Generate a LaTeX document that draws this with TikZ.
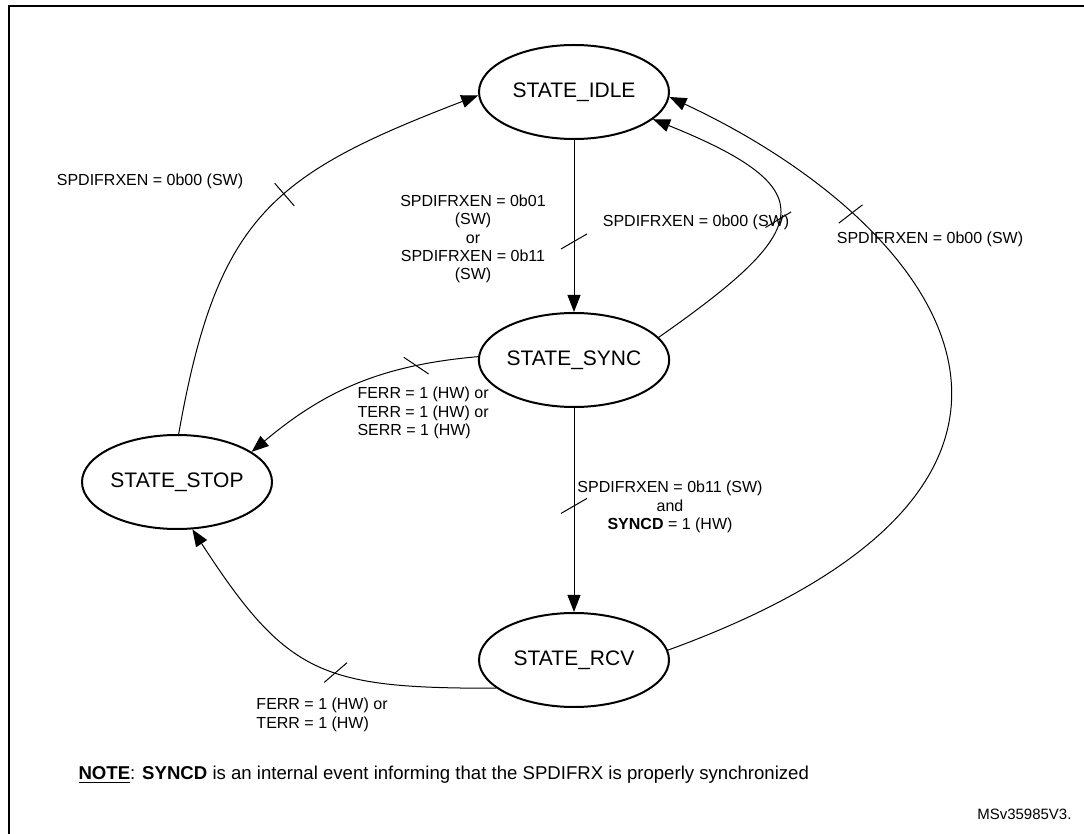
\documentclass[tikz,border=0pt]{standalone}
\usepackage{fontspec}
\setmainfont{Liberation Sans}
\usetikzlibrary{arrows.meta,positioning,shapes.geometric,decorations.markings}

\tikzset{
  state/.style={ellipse, draw, line width=1pt, minimum width=95pt, minimum height=47pt, inner sep=0pt, font=\fontsize{10.5}{12}\selectfont},
  cond/.style={font=\fontsize{8}{9.2}\selectfont, inner sep=0pt},
  crossmark/.style 2 args={postaction={decorate}, decoration={markings, mark=at position #1 with {\draw[-, line width=0.5pt, rotate=#2] (-7.5pt,0) -- (7.5pt,0);}}}
}

\begin{document}
\begin{tikzpicture}[x=0.5pt, y=-0.5pt, >={Triangle[length=8.5pt,width=6.5pt]}, line width=0.5pt]
  \useasboundingbox (0,0) rectangle (1084,834);
  \draw[line width=1.3pt] (1084,6) -| (9,834);

  % Define coordinates for nodes
  \node[state] (idle) at (574,92) {STATE\_IDLE};
  \node[state] (sync) at (574,360) {STATE\_SYNC};
  \node[state] (stop) at (177,482) {STATE\_STOP};
  \node[state] (rcv) at (574,660) {STATE\_RCV};

  % Conditions
  \node[cond] (lstop) at (150,181) {SPDIFRXEN = 0b00 (SW)};
  \node[cond, align=center] (lidle) at (473,239) {SPDIFRXEN = 0b01\\(SW)\\or\\SPDIFRXEN = 0b11\\(SW)};
  \node[cond] (lsync) at (696,222) {SPDIFRXEN = 0b00 (SW)};
  \node[cond] (lrcv) at (930,239) {SPDIFRXEN = 0b00 (SW)};
  \node[cond, align=left, anchor=west] (lerr) at (357,413) {FERR = 1 (HW) or\\TERR = 1 (HW) or\\SERR = 1 (HW)};
  \node[cond, align=center] (lsyncd) at (670,507) {SPDIFRXEN = 0b11 (SW)\\and\\\textbf{SYNCD} = 1 (HW)};
  \node[cond, align=left, anchor=west] (lerr2) at (256,715) {FERR = 1 (HW) or\\TERR = 1 (HW)};
  \node[cond, font=\fontsize{9.3}{11}\selectfont, anchor=west] (note) at (78,775) {\underline{\textbf{NOTE}}: \textbf{SYNCD} is an internal event informing that the SPDIFRX is properly synchronized};
  \node[font=\fontsize{7.5}{9}\selectfont, inner sep=0pt, anchor=east] (ref) at (1072,814) {MSv35985V3.};

  % Draw arrows between nodes
  \draw[->, crossmark={0.59}{120}] (idle) -- (sync);
  \draw[->, crossmark={0.48}{120}] (sync) -- (rcv);
  \draw[->, crossmark={0.55}{90}] (stop.88) to[out=80, in=201, looseness=1.25] (idle.182);
  \draw[->, crossmark={0.5}{-49}] (sync.15) to[out=35, in=-22, looseness=2.2] (idle.-19);
  \draw[->, crossmark={0.74}{-100}] (rcv.6) to[out=20, in=-25, out looseness=2.3, in looseness=1.38] (idle.-3);
  \draw[->, crossmark={0.25}{-46}] (sync.178) to[out=185, in=40] (stop.22);
  \draw[->, crossmark={0.44}{-120}] (rcv.200) to[out=180, in=-57, looseness=1.3] (stop.-72);
\end{tikzpicture}
\end{document}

Task to carry out: Pictures are excluded: retype only the lines from the beginning of the listing above through the line with "inner sep=0pt, anchor=east]", both included.

Problem solution:
Generate a LaTeX document that draws this with TikZ.
\documentclass[tikz,border=0pt]{standalone}
\usepackage{fontspec}
\setmainfont{Liberation Sans}
\usetikzlibrary{arrows.meta,positioning,shapes.geometric,decorations.markings}

\tikzset{
  state/.style={ellipse, draw, line width=1pt, minimum width=95pt, minimum height=47pt, inner sep=0pt, font=\fontsize{10.5}{12}\selectfont},
  cond/.style={font=\fontsize{8}{9.2}\selectfont, inner sep=0pt},
  crossmark/.style 2 args={postaction={decorate}, decoration={markings, mark=at position #1 with {\draw[-, line width=0.5pt, rotate=#2] (-7.5pt,0) -- (7.5pt,0);}}}
}

\begin{document}
\begin{tikzpicture}[x=0.5pt, y=-0.5pt, >={Triangle[length=8.5pt,width=6.5pt]}, line width=0.5pt]
  \useasboundingbox (0,0) rectangle (1084,834);
  \draw[line width=1.3pt] (1084,6) -| (9,834);

  % Define coordinates for nodes
  \node[state] (idle) at (574,92) {STATE\_IDLE};
  \node[state] (sync) at (574,360) {STATE\_SYNC};
  \node[state] (stop) at (177,482) {STATE\_STOP};
  \node[state] (rcv) at (574,660) {STATE\_RCV};

  % Conditions
  \node[cond] (lstop) at (150,181) {SPDIFRXEN = 0b00 (SW)};
  \node[cond, align=center] (lidle) at (473,239) {SPDIFRXEN = 0b01\\(SW)\\or\\SPDIFRXEN = 0b11\\(SW)};
  \node[cond] (lsync) at (696,222) {SPDIFRXEN = 0b00 (SW)};
  \node[cond] (lrcv) at (930,239) {SPDIFRXEN = 0b00 (SW)};
  \node[cond, align=left, anchor=west] (lerr) at (357,413) {FERR = 1 (HW) or\\TERR = 1 (HW) or\\SERR = 1 (HW)};
  \node[cond, align=center] (lsyncd) at (670,507) {SPDIFRXEN = 0b11 (SW)\\and\\\textbf{SYNCD} = 1 (HW)};
  \node[cond, align=left, anchor=west] (lerr2) at (256,715) {FERR = 1 (HW) or\\TERR = 1 (HW)};
  \node[cond, font=\fontsize{9.3}{11}\selectfont, anchor=west] (note) at (78,775) {\underline{\textbf{NOTE}}: \textbf{SYNCD} is an internal event informing that the SPDIFRX is properly synchronized};
  \node[font=\fontsize{7.5}{9}\selectfont, inner sep=0pt, anchor=east] (ref) at (1072,814) {MSv35985V3.};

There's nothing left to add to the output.